April 17, 2013 · Uncategorized

No, not that one. There was an article in the Telegraph last July which said that the number of public health/”pauper’s” funerals had increased substantially because of cuts to the social security budget and the Government Funeral Payment Scheme. The article mentions some study by an insurance company which just happens to sell funeral insurance, but I think it is an issue worth discussing anyway. When my dad died we got a grant from the social fund to pay for it because none of had that sort of money at that short notice. The funeral directors offered us an “affordable” funeral for about £1600, which thankfully was taken care of for us.
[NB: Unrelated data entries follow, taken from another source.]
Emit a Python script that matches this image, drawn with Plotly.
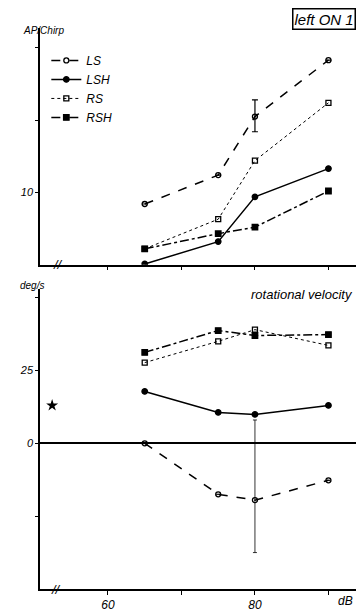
import plotly.graph_objects as go
from plotly.subplots import make_subplots

db = [65, 75, 80, 90]

# AP/Chirp (top panel)
ap_LS = [8.4, 12.4, 20.5, 28.3]
ap_LSH = [0.1, 3.2, 9.4, 13.3]
ap_RS = [2.2, 6.3, 14.4, 22.4]
ap_RSH = [2.2, 4.3, 5.2, 10.2]
ap_LS_err_plus = [0, 0, 2.3, 0]
ap_LS_err_minus = [0, 0, 2.1, 0]

# rotational velocity deg/s (bottom panel)
rv_LS = [0.0, -17.5, -19.5, -12.7]
rv_LSH = [17.8, 10.6, 9.9, 13.0]
rv_RS = [27.7, 35.0, 39.0, 33.6]
rv_RSH = [31.2, 38.7, 37.0, 37.3]
rv_LS_err_plus = [0, 0, 27.5, 0]
rv_LS_err_minus = [0, 0, 18.0, 0]

spont_x = [52.4]
spont_y = [13.0]

FONT = "Liberation Sans"
fig = make_subplots(rows=2, cols=1, shared_xaxes=False, vertical_spacing=0.0)

styles = {
    "LS": dict(dash="dash", width=1.5, symbol="circle-open", size=5),
    "LSH": dict(dash="solid", width=1.5, symbol="circle", size=5.5),
    "RS": dict(dash="dot", width=1, symbol="square-open", size=5),
    "RSH": dict(dash="dashdot", width=1.5, symbol="square", size=5.5),
}

top = {"LS": ap_LS, "LSH": ap_LSH, "RS": ap_RS, "RSH": ap_RSH}
bot = {"LS": rv_LS, "LSH": rv_LSH, "RS": rv_RS, "RSH": rv_RSH}

for name in ["LS", "LSH", "RS", "RSH"]:
    s = styles[name]
    err = None
    if name == "LS":
        err = dict(type="data", array=ap_LS_err_plus, arrayminus=ap_LS_err_minus,
                   color="black", thickness=1.2, width=3, symmetric=False)
    fig.add_trace(go.Scatter(x=db, y=top[name], name=name, mode="lines+markers",
                             line=dict(color="black", dash=s["dash"], width=s["width"]),
                             marker=dict(symbol=s["symbol"], size=s["size"], color="black",
                                         line=dict(color="black", width=1.3)),
                             error_y=err, showlegend=True), row=1, col=1)
for name in ["LS", "LSH", "RS", "RSH"]:
    s = styles[name]
    err = None
    if name == "LS":
        err = dict(type="data", array=rv_LS_err_plus, arrayminus=rv_LS_err_minus,
                   color="black", thickness=0.8, width=2, symmetric=False)
    fig.add_trace(go.Scatter(x=db, y=bot[name], name=name, mode="lines+markers",
                             line=dict(color="black", dash=s["dash"], width=s["width"]),
                             marker=dict(symbol=s["symbol"], size=s["size"], color="black",
                                         line=dict(color="black", width=1.3)),
                             error_y=err, showlegend=False), row=2, col=1)

fig.add_trace(go.Scatter(x=spont_x, y=spont_y, mode="markers", showlegend=False,
                         marker=dict(symbol="star", size=9, color="black")), row=2, col=1)

xr = [50.75, 93.75]
common_x = dict(range=xr, showline=True, linecolor="black", linewidth=1.5,
                showgrid=False, zeroline=False, ticks="outside", ticklen=4,
                tickcolor="black", tickvals=[60, 70, 80, 90])
fig.update_xaxes(**common_x, ticktext=["", "", "", ""], domain=[0, 1], row=1, col=1)
fig.update_xaxes(**common_x, ticktext=["60", "", "80", ""],
                 tickfont=dict(family=FONT, size=12, style="italic", color="black"),
                 row=2, col=1)
fig.update_yaxes(range=[0, 32.75], domain=[0.578, 1.0], showline=True, linecolor="black",
                 linewidth=1.5, showgrid=False, zeroline=False, ticks="outside", ticklen=3,
                 tickcolor="black", tickvals=[10, 20, 30], ticktext=["10", "", ""],
                 tickfont=dict(family=FONT, size=11, style="italic", color="black"),
                 row=1, col=1)
fig.update_yaxes(range=[-50, 53.1], domain=[0.0, 0.5355], showline=True, linecolor="black",
                 linewidth=1.5, showgrid=False, zeroline=True, zerolinecolor="black",
                 zerolinewidth=1.5, ticks="outside", ticklen=3, tickcolor="black",
                 tickvals=[-25, 0, 25, 50], ticktext=["", "0", "25", ""],
                 tickfont=dict(family=FONT, size=11, style="italic", color="black"),
                 row=2, col=1)

ann_font = dict(family=FONT, style="italic", color="black")
annotations = [
    dict(text="left ON 1", xref="paper", yref="paper", x=1.0, y=1.035, xanchor="right",
         yanchor="top", showarrow=False, font=dict(**ann_font, size=15),
         bordercolor="black", borderwidth=1.5, borderpad=1),
    dict(text="AP/Chirp", xref="paper", yref="paper", x=-0.06, y=0.996, xanchor="left",
         yanchor="middle", showarrow=False, font=dict(**ann_font, size=10)),
    dict(text="deg/s", xref="paper", yref="paper", x=-0.07, y=0.541, xanchor="left",
         yanchor="middle", showarrow=False, font=dict(**ann_font, size=10)),
    dict(text="rotational velocity", xref="paper", yref="paper", x=0.997, y=0.525,
         xanchor="right", yanchor="middle", showarrow=False, font=dict(**ann_font, size=13)),
    dict(text="dB", xref="paper", yref="paper", x=(345 - 40) / 316, y=-0.005,
         xanchor="center", yanchor="top", showarrow=False, font=dict(**ann_font, size=12)),
    dict(text="//", xref="paper", yref="paper", x=(58 - 40) / 316, y=0.578,
         xanchor="center", yanchor="middle", showarrow=False, font=dict(**ann_font, size=13)),
    dict(text="//", xref="paper", yref="paper", x=(56 - 40) / 316, y=0.0,
         xanchor="center", yanchor="middle", showarrow=False, font=dict(**ann_font, size=13)),
]

fig.update_layout(
    width=358, height=614, margin=dict(l=40, r=2, t=28, b=22),
    plot_bgcolor="white", paper_bgcolor="white",
    font=dict(family=FONT, color="black"),
    legend=dict(x=0.02, y=0.968, xanchor="left", yanchor="top",
                font=dict(family=FONT, size=12, style="italic", color="black"),
                bgcolor="rgba(0,0,0,0)", tracegroupgap=0, itemwidth=30),
    annotations=annotations,
)

fig.write_html("out.html")
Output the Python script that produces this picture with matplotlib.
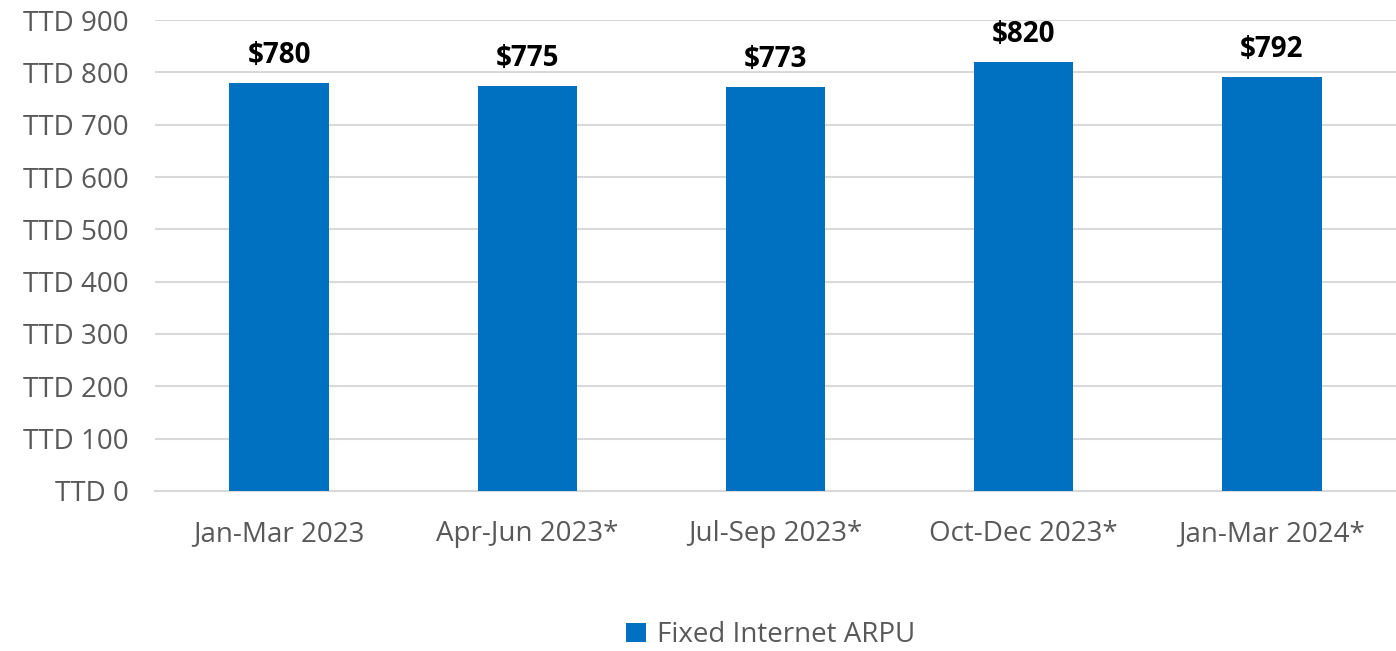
import matplotlib.pyplot as plt

categories = ['Jan-Mar 2023', 'Apr-Jun 2023*', 'Jul-Sep 2023*', 'Oct-Dec 2023*', 'Jan-Mar 2024*']
arpu = [780, 775, 773, 820, 792]
yticks = [0, 100, 200, 300, 400, 500, 600, 700, 800, 900]

plt.rcParams['font.family'] = ['Open Sans', 'DejaVu Sans']
grey = '#595959'
blue = '#0070C0'

fig = plt.figure(figsize=(13.96, 6.51), dpi=100)
ax = fig.add_axes([0.111, 0.246, 0.889, 0.723])

x = range(len(categories))
bars = ax.bar(x, arpu, width=0.4, color=blue, label='Fixed Internet ARPU', zorder=3)
for i, v in enumerate(arpu):
    ax.text(i, v + 24, '$%d' % v, ha='center', va='bottom', fontsize=20,
            fontweight='bold', color='black')

ax.set_xlim(-0.5, len(categories) - 0.5)
ax.set_ylim(0, 900)
ax.set_yticks(yticks)
ax.set_yticklabels(['TTD %d' % t for t in yticks])
ax.set_xticks(list(x))
ax.set_xticklabels(categories)
ax.tick_params(axis='both', length=0, labelsize=20, labelcolor=grey)
ax.tick_params(axis='y', pad=19)
ax.tick_params(axis='x', pad=21)
ax.grid(axis='y', color='#d9d9d9', linewidth=1.5, zorder=0)
for s in ['top', 'right', 'left']:
    ax.spines[s].set_visible(False)
ax.spines['bottom'].set_color('#d9d9d9')
ax.spines['bottom'].set_linewidth(1.5)

fig.legend(handles=[bars], loc='lower center', bbox_to_anchor=(0.552, 0.003),
           frameon=False, fontsize=20, handlelength=0.7, handleheight=0.7,
           handletextpad=0.4, labelcolor=grey, borderpad=0, borderaxespad=0)

fig.savefig('out.png', dpi=100)
plt.close()
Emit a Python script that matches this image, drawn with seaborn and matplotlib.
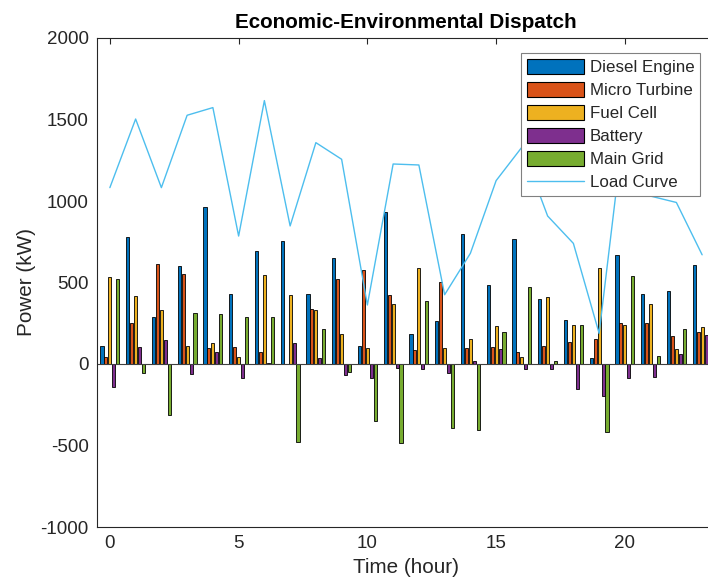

It sounds like a lot, but it included:

  • Collection from the hospice
  • Storage and preparation for the funeral
  • Transport to the crematorium
  • A coffin
  • Various fees such as “ash cash” (a fee paid to the doctor who signs off the certificate authorising cremation) and use of the crematorium chapel
  • A newspaper obituary

More expensive funerals include things like transport for friends & family, catering and other odds and ends. Dealing with the body is pretty expensive: cremating someone over 16 in Leeds costs £633. Burying an adult costs from £842 upwards. A green burial costs £2,248. The cost of a funeral is the first thing to be paid out of the deceased’s estate. Everything else has a lower priority. If there isn’t enough money, the executor has to pay, which is where the funeral payment scheme should come it.

A funeral has to take place because dealing with the remains of the deceased is a public health issue. Bodies have to buried in certain places to avoid polluting groundwater and deep enough to make sure they don’t smell or attract vermin. Cremation requires the body to be prepared so it burns safely (no exploding pacemakers for example) and the fumes don’t cause any problems. Burials and green burials also require a fair amount of land. All this has to be paid for somehow. Local authorities are required to make sure a body is buried or cremated, but that’s as far as it goes in theory. In practice even public health funerals usually have some sort of arrangement to allow people the chance to say goodbye to the deceased in a dignified way, even if it’s just a minister conducting a short service to an empty chapel.

On that cheery note, it’s worth at least thinking about what might happen when your time runs out. Making even a basic will helps people left behind know your final wishes and helps to avoid some of the arguments. It’s also good to keep in touch with people before it’s too late. There are far too many people I just wish I’d had one last chance to speak to while I’d had the chance.